> Problem
Select every line containing the word "this" from the material, and copy those lines.

[start Input material]

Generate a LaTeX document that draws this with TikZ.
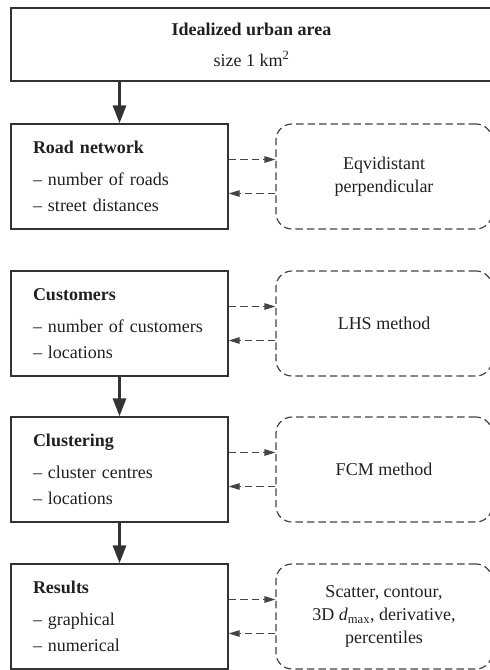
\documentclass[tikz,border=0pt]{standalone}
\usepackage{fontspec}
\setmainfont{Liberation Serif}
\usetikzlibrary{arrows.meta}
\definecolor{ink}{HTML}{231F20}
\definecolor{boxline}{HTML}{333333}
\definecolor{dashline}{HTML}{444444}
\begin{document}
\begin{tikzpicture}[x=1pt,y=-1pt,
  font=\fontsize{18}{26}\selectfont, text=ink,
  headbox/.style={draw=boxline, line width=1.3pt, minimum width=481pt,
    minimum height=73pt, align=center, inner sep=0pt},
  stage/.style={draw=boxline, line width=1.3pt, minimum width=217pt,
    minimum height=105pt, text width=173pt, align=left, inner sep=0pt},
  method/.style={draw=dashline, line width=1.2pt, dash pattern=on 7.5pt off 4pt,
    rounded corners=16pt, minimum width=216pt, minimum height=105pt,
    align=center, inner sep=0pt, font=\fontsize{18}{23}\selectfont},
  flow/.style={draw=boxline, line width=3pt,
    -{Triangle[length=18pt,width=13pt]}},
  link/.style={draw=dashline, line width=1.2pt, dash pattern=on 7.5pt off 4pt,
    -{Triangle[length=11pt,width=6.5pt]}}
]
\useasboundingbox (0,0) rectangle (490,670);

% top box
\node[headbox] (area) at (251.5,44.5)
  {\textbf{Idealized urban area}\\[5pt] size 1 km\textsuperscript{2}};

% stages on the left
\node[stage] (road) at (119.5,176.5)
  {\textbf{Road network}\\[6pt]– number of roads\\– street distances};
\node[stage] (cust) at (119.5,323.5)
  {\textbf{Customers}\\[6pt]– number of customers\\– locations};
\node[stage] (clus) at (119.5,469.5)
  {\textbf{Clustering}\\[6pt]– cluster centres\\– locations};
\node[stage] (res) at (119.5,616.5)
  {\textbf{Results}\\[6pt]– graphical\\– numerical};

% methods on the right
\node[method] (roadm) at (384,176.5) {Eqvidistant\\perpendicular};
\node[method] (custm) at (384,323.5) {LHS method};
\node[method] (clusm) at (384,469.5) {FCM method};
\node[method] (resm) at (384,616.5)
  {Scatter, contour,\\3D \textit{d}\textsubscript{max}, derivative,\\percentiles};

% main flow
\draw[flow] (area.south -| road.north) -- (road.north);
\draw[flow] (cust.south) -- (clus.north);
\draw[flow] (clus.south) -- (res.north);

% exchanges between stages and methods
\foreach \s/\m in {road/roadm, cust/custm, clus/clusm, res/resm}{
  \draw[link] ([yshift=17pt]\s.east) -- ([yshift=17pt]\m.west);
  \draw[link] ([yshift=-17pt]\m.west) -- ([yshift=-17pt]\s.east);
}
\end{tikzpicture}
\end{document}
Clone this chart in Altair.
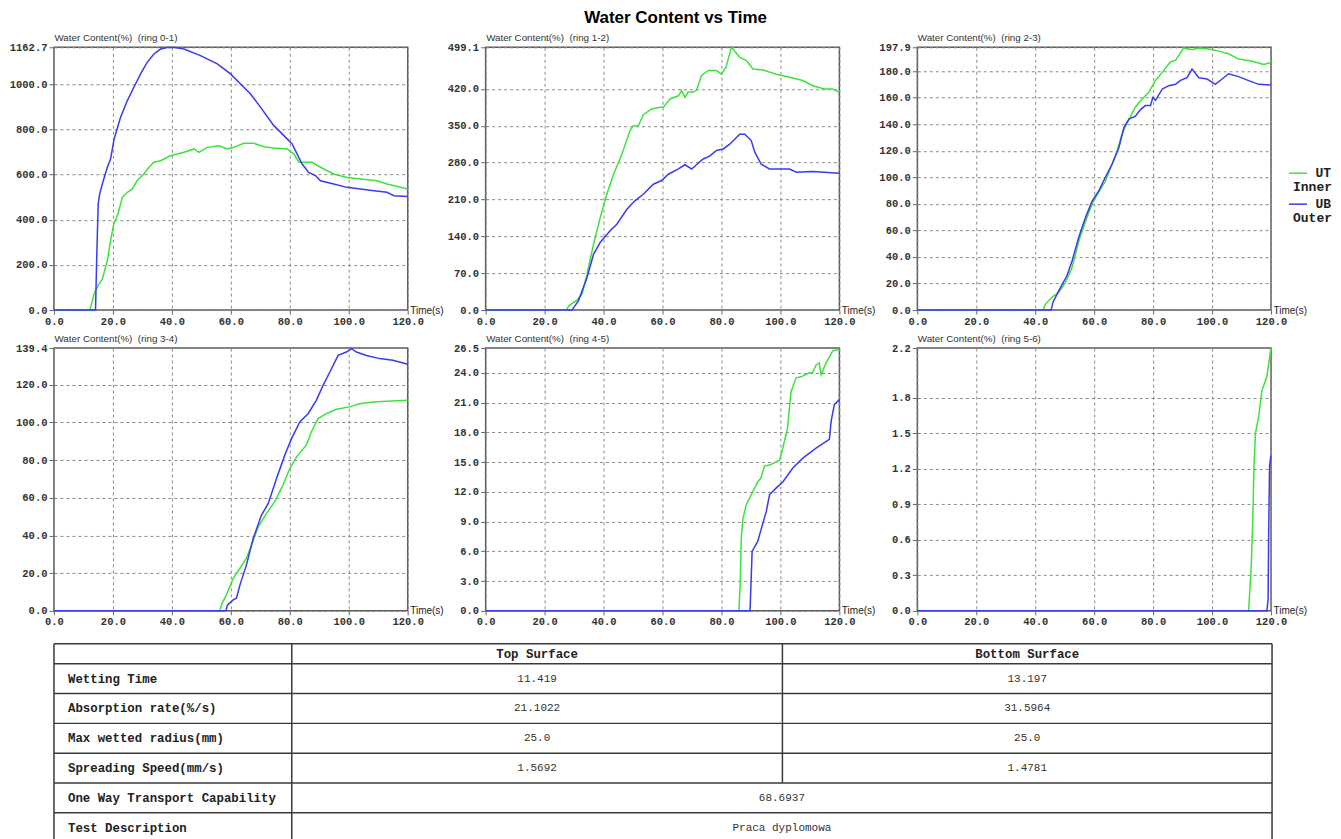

[end Input material]

> Exercise result
Generate a LaTeX document that draws this with TikZ.
Clone this chart in Altair.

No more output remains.